The Challenge of Serializing DataFrames
DataFrames are not just collections of columnar data with string column labels, such as found in relational databases. In addition to columnar data, DataFrames have labelled rows and columns, and those row and column labels can be of any type or (with hierarchical labels) many types. Further, it is common to store metadata with a name attribute, either on the DataFrame or on the axis labels.
As Parquet was originally designed just to store collections of columnar data, the full range of DataFrame characteristics is not directly supported. Pandas supplies this additional information by adding JSON metadata into the Parquet file.
Further, Parquet supports a minimal selection of types; the full range of NumPy dtypes is not directly supported. For example, Parquet does not natively support unsigned integers or any date types.
While Python pickles are capable of efficiently serializing DataFrames and NumPy arrays, they are only suitable for short-term caches from trusted sources. While pickles are fast, they can become invalid due to code changes and are insecure to load from untrusted sources.
Another alternative to Parquet, originating in the Arrow project, is Feather. While Feather supports all Arrow types and succeeds in being faster than Parquet, it is still at least two times slower reading DataFrames than NPZ.
Parquet and Feather support compression to reduce file size. Parquet defaults to using “snappy” compression, while Feather defaults to “lz4”. As the NPZ format prioritizes performance, it does not yet support compression. As will be shown below, NPZ outperforms both compressed and uncompressed Parquet files by significant factors.

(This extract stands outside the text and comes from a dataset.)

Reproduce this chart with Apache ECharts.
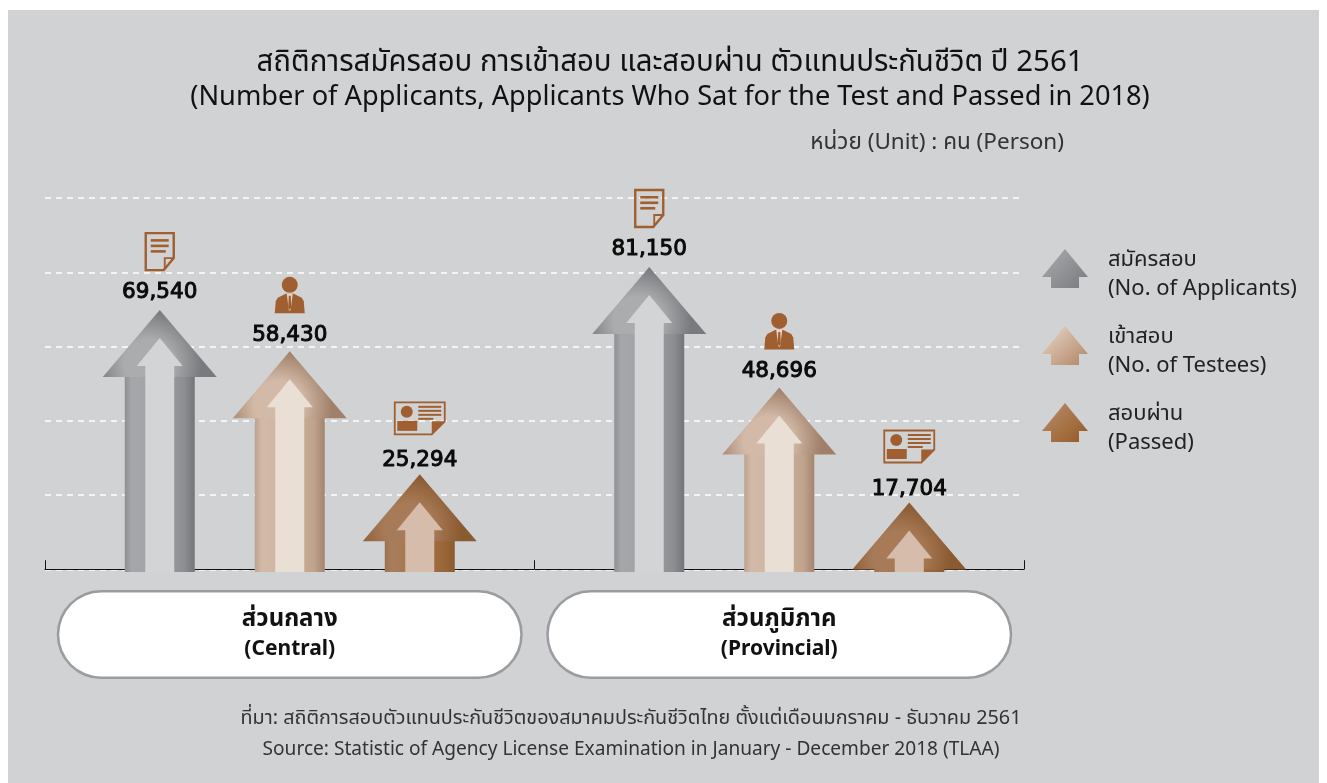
<!DOCTYPE html>
<html>
<head>
<meta charset="utf-8">
<title>TLAA 2561</title>
<style>
html, body { margin: 0; padding: 0; background: #fff; }
#chart { width: 1327px; height: 783px; }
</style>
<script src="https://cdn.jsdelivr.net/npm/echarts@6/dist/echarts.min.js"></script>
</head>
<body>
<div id="chart"></div>
<script>
var categories = ['ส่วนกลาง\n(Central)', 'ส่วนภูมิภาค\n(Provincial)'];
var applicants = [69540, 81150];
var testees = [58430, 48696];
var passed = [25294, 17704];
var seriesNames = ['สมัครสอบ\n(No. of Applicants)', 'เข้าสอบ\n(No. of Testees)', 'สอบผ่าน\n(Passed)'];
var valueTicks = { min: 0, max: 100000, interval: 20000 };

var FONT = '"Noto Sans", "Noto Sans Thai", sans-serif';
var ICON = '#a05f30';
var BG = '#d1d2d4';
var AXIS_DROP = 2.75; // x轴线比0刻度低一点
var LABEL_GAP = [-17.5, -16, -13.5]; // 数字离箭头顶点的距离

function grad(stops) {
	return new echarts.graphic.LinearGradient(0, 0, 1, 0, stops.map(function(s) {
		return { offset: s[0], color: s[1] };
	}));
}
function glow(c0, c1) {
	return new echarts.graphic.RadialGradient(0.4, 0.8, 0.8, [
		{ offset: 0, color: c0 }, { offset: 0.45, color: c0 }, { offset: 1, color: c1 }
	]);
}

// 每组箭头的配色
var looks = [
	{
		head: glow('#abacae', '#787a7d'),
		shaft: grad([[0, '#8f9093'], [0.1, '#a6a7aa'], [0.5, '#a0a1a4'], [0.85, '#8d8e91'], [1, '#737578']]),
		inner: '#d3d4d6'
	},
	{
		head: glow('#d3baa8', '#a0806a'),
		shaft: grad([[0, '#bba390'], [0.1, '#d3baa8'], [0.5, '#cdb3a0'], [0.85, '#c0a38c'], [1, '#a38470']]),
		inner: '#eadfd5'
	},
	{
		head: glow('#a87b58', '#8a5a30'),
		shaft: grad([[0, '#9b7250'], [0.1, '#a97e5d'], [0.5, '#a37449'], [0.85, '#9a6638'], [1, '#8a5a30']]),
		inner: '#d6bcaa'
	}
];

function poly(points, style) {
	return { type: 'polygon', shape: { points: points }, style: style };
}
function box(x, y, w, h, fill) {
	return { type: 'rect', shape: { x: x, y: y, width: w, height: h }, style: { fill: fill } };
}

// 图标，坐标相对箭头顶点
function docIcon() {
	return [
		poly([[-14, -77], [14, -77], [14, -52], [4, -40], [-14, -40]], { fill: 'none', stroke: ICON, lineWidth: 2.4 }),
		{ type: 'polyline', shape: { points: [[14, -52], [5, -52], [5, -41]] }, style: { fill: 'none', stroke: ICON, lineWidth: 1.8 } },
		box(-9, -71, 18, 2.6, ICON),
		box(-9, -65.5, 18, 2.6, ICON),
		box(-9, -60, 15, 2.6, ICON)
	];
}
function personIcon() {
	return [
		{ type: 'circle', shape: { cx: 0, cy: -66.5, r: 8 }, style: { fill: ICON } },
		poly([[-15, -38], [-14, -50], [-12, -53.5], [-4, -57.5], [4, -57.5], [12, -53.5], [14, -50], [15, -38]], { fill: ICON }),
		poly([[-3, -57.5], [3, -57.5], [1, -42], [0, -40], [-1, -42]], { fill: '#e6d5c8' }),
		poly([[-1, -55.5], [1, -55.5], [1.5, -44], [0, -41], [-1.5, -44]], { fill: ICON })
	];
}
function cardIcon() {
	return [
		poly([[-25, -72], [25, -72], [25, -53], [12, -40], [-25, -40]], { fill: 'none', stroke: ICON, lineWidth: 1.8 }),
		poly([[25, -53], [12, -53], [12, -40]], { fill: ICON }),
		{ type: 'circle', shape: { cx: -13, cy: -62.5, r: 6 }, style: { fill: ICON } },
		box(-22.5, -53.5, 20, 10, ICON),
		box(-1.5, -68.5, 23, 2, ICON),
		box(-1.5, -64.5, 23, 2, ICON),
		box(-1.5, -60.5, 23, 2, ICON),
		box(-1.5, -56.5, 15, 2, ICON)
	];
}
var icons = [docIcon, personIcon, cardIcon];

function arrowRenderer(idx) {
	return function(params, api) {
		var cat = api.value(0);
		var val = api.value(1);
		var band = api.size([1, 0])[0];
		var top = api.coord([cat, val]);
		var base = api.coord([cat, 0]);
		var cx = top[0] + (idx - 1) * band * 0.2656;
		var tip = top[1] - 1;
		var h = base[1] + AXIS_DROP - tip;
		var look = looks[idx];
		var kids = [];
		if (h > 67) {
			kids.push({ type: 'rect', shape: { x: -35, y: 66, width: 70, height: h - 66 }, style: { fill: look.shaft } });
		}
		kids.push(poly([[0, 0], [57, 67], [-57, 67]], { fill: look.head }));
		kids.push({ type: 'rect', shape: { x: -14.5, y: 55, width: 29, height: h - 55 }, style: { fill: look.inner } });
		kids.push(poly([[0, 28], [23, 56], [-23, 56]], { fill: look.inner }));
		kids.push({
			type: 'text',
			style: {
				x: 0, y: LABEL_GAP[idx], text: echarts.format.addCommas(val), align: 'center', verticalAlign: 'middle',
				font: '21.5px "DejaVu Sans"', fill: '#0a0a0a', stroke: '#0a0a0a', lineWidth: 1
			}
		});
		kids = kids.concat(icons[idx]());
		return { type: 'group', x: cx, y: tip, children: kids };
	};
}

function makeSeries(name, values, idx) {
	return {
		name: name,
		type: 'custom',
		renderItem: arrowRenderer(idx),
		encode: { x: 0, y: 1 },
		clip: false,
		data: values.map(function(v, i) { return [i, v]; })
	};
}

// 末尾的空子路径把图标往上顶，和两行文字对齐
var LEGEND_ICON = 'path://M23 0L46 28L37 28L37 39L9 39L9 28L0 28ZM0 51L0 51';
function legendGrad(c0, c1) {
	return new echarts.graphic.LinearGradient(0, 0, 1, 1, [{ offset: 0, color: c0 }, { offset: 0.76, color: c1 }, { offset: 1, color: c1 }]);
}

var option = {
	animation: false,
	backgroundColor: '#fff',
	graphic: [{ type: 'rect', z: -10, silent: true, shape: { x: 8, y: 10, width: 1311, height: 773 }, style: { fill: BG } }],
	title: [
		{
			text: '{a|สถิติการสมัครสอบ การเข้าสอบ และสอบผ่าน ตัวแทนประกันชีวิต ปี 2561}\n{b|(Number of Applicants, Applicants Who Sat for the Test and Passed in 2018)}',
			left: 670, top: 45, padding: 0, textAlign: 'center',
			textStyle: {
				fontWeight: 'normal',
				rich: {
					a: { fontFamily: FONT, fontSize: 29.4, fontWeight: 'normal', color: '#111', lineHeight: 35 },
					b: { fontFamily: FONT, fontSize: 27.2, fontWeight: 'normal', color: '#111', lineHeight: 35 }
				}
			}
		},
		{
			text: 'หน่วย (Unit) : คน (Person)',
			left: 1064, top: 131, padding: 0, textAlign: 'right',
			textStyle: { fontFamily: FONT, fontSize: 22.5, fontWeight: 'normal', color: '#333' }
		},
		{
			text: '{a|ที่มา: สถิติการสอบตัวแทนประกันชีวิตของสมาคมประกันชีวิตไทย ตั้งแต่เดือนมกราคม - ธันวาคม 2561}\n{b|Source: Statistic of Agency License Examination in January - December 2018 (TLAA)}',
			left: 631, top: 702, padding: 0, textAlign: 'center',
			textStyle: {
				fontWeight: 'normal',
				rich: {
					a: { fontFamily: FONT, fontSize: 19.8, fontWeight: 'normal', color: '#333', lineHeight: 32 },
					b: { fontFamily: FONT, fontSize: 19.1, fontWeight: 'normal', color: '#333', lineHeight: 32 }
				}
			}
		}
	],
	legend: {
		orient: 'vertical',
		left: 1042,
		top: 241.5,
		padding: 0,
		itemWidth: 46,
		itemHeight: 51,
		itemGap: 11,
		textStyle: { fontFamily: FONT, fontSize: 22, color: '#222', lineHeight: 29, padding: [8, 0, 0, 15] },
		data: [
			{ name: seriesNames[0], icon: LEGEND_ICON, itemStyle: { color: legendGrad('#acadaf', '#7e8083') } },
			{ name: seriesNames[1], icon: LEGEND_ICON, itemStyle: { color: legendGrad('#e8d9cc', '#b88f70') } },
			{ name: seriesNames[2], icon: LEGEND_ICON, itemStyle: { color: legendGrad('#bb8f6c', '#99602e') } }
		]
	},
	grid: { left: 45, right: 303, top: 198, bottom: 213.75 },
	xAxis: {
		type: 'category',
		data: categories,
		offset: AXIS_DROP,
		axisLine: { lineStyle: { color: '#111', width: 1 } },
		axisTick: { show: true, alignWithLabel: false, inside: true, length: 9, lineStyle: { color: '#111' } },
		axisLabel: {
			interval: 0,
			margin: 20.5,
			width: 461,
			align: 'center',
			backgroundColor: '#fff',
			borderColor: '#9b9c9f',
			borderWidth: 2.5,
			borderRadius: 44,
			padding: [12, 0, 12, 0],
			formatter: function(v) {
				var p = v.split('\n');
				return '{a|' + p[0] + '}\n{b|' + p[1] + '}';
			},
			rich: {
				a: { fontFamily: FONT, fontSize: 24, fontWeight: 'bold', color: '#111', lineHeight: 30, width: 461, align: 'center' },
				b: { fontFamily: FONT, fontSize: 21, fontWeight: 'bold', color: '#111', lineHeight: 30, width: 461, align: 'center' }
			}
		}
	},
	yAxis: {
		type: 'value',
		min: valueTicks.min,
		max: valueTicks.max,
		interval: valueTicks.interval,
		axisLine: { show: false },
		axisTick: { show: false },
		axisLabel: { show: false },
		splitLine: { lineStyle: { color: '#fff', width: 1.5, type: [6, 5] } }
	},
	series: [
		makeSeries(seriesNames[0], applicants, 0),
		makeSeries(seriesNames[1], testees, 1),
		makeSeries(seriesNames[2], passed, 2)
	]
};

var myChart = echarts.init(document.getElementById('chart'));
myChart.setOption(option);
</script>
</body>
</html>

DataFrame Serialization Performance Comparisons
Numerous publications offer DataFrame benchmarks by testing just one or two datasets. McKinney and Richardson (2020) is an example, where two datasets, Fannie Mae Loan Performance and NYC Yellow Taxi Trip data, are used to generalize about performance. Such idiosyncratic datasets are insufficient, as both the shape of the DataFrame and the degree of columnar type heterogeneity can significantly differentiate performance.
To avoid this deficiency, I compare performance with a panel of nine synthetic datasets. These datasets vary along two dimensions: shape (tall, square, and wide) and columnar heterogeneity (columnar, mixed, and uniform). Shape variations alter the distribution of elements between tall (e.g., 10,000 rows and 100 columns), square (e.g., 1,000 rows and columns), and wide (e.g., 100 rows and 10,000 columns) geometries. Columnar heterogeneity variations alter the diversity of types between columnar (no adjacent columns have the same type), mixed (some adjacent columns have the same type), and uniform (all columns have the same type).
The frame-fixtures library defines a domain-specific language to create deterministic, randomly-generated DataFrames for testing; the nine datasets are generated with this tool.
To demonstrate some of the StaticFrame and Pandas interfaces evaluated, the following IPython session performs basic performance tests using %time. As shown below, a square, uniformly-typed DataFrame can be written and read with NPZ many times faster than uncompressed Parquet.
>>> import numpy as np
>>> import static_frame as sf
>>> import pandas as pd
>>> # an square, uniform float array
>>> array = np.random.random_sample((10_000, 10_000))
>>> # write peformance
>>> f1 = sf.Frame(array)
>>> %time f1.to_npz('/tmp/frame.npz')
CPU times: user 710 ms, sys: 396 ms, total: 1.11 s
Wall time: 1.11 s
>>> df1 = pd.DataFrame(array)
>>> %time df1.to_parquet('/tmp/df.parquet', compression=None)
CPU times: user 6.82 s, sys: 900 ms, total: 7.72 s
Wall time: 7.74 s
>>> # read performance
>>> %time f2 = f1.from_npz('/tmp/frame.npz')
CPU times: user 2.77 ms, sys: 163 ms, total: 166 ms
Wall time: 165 ms
>>> %time df2 = pd.read_parquet('/tmp/df.parquet')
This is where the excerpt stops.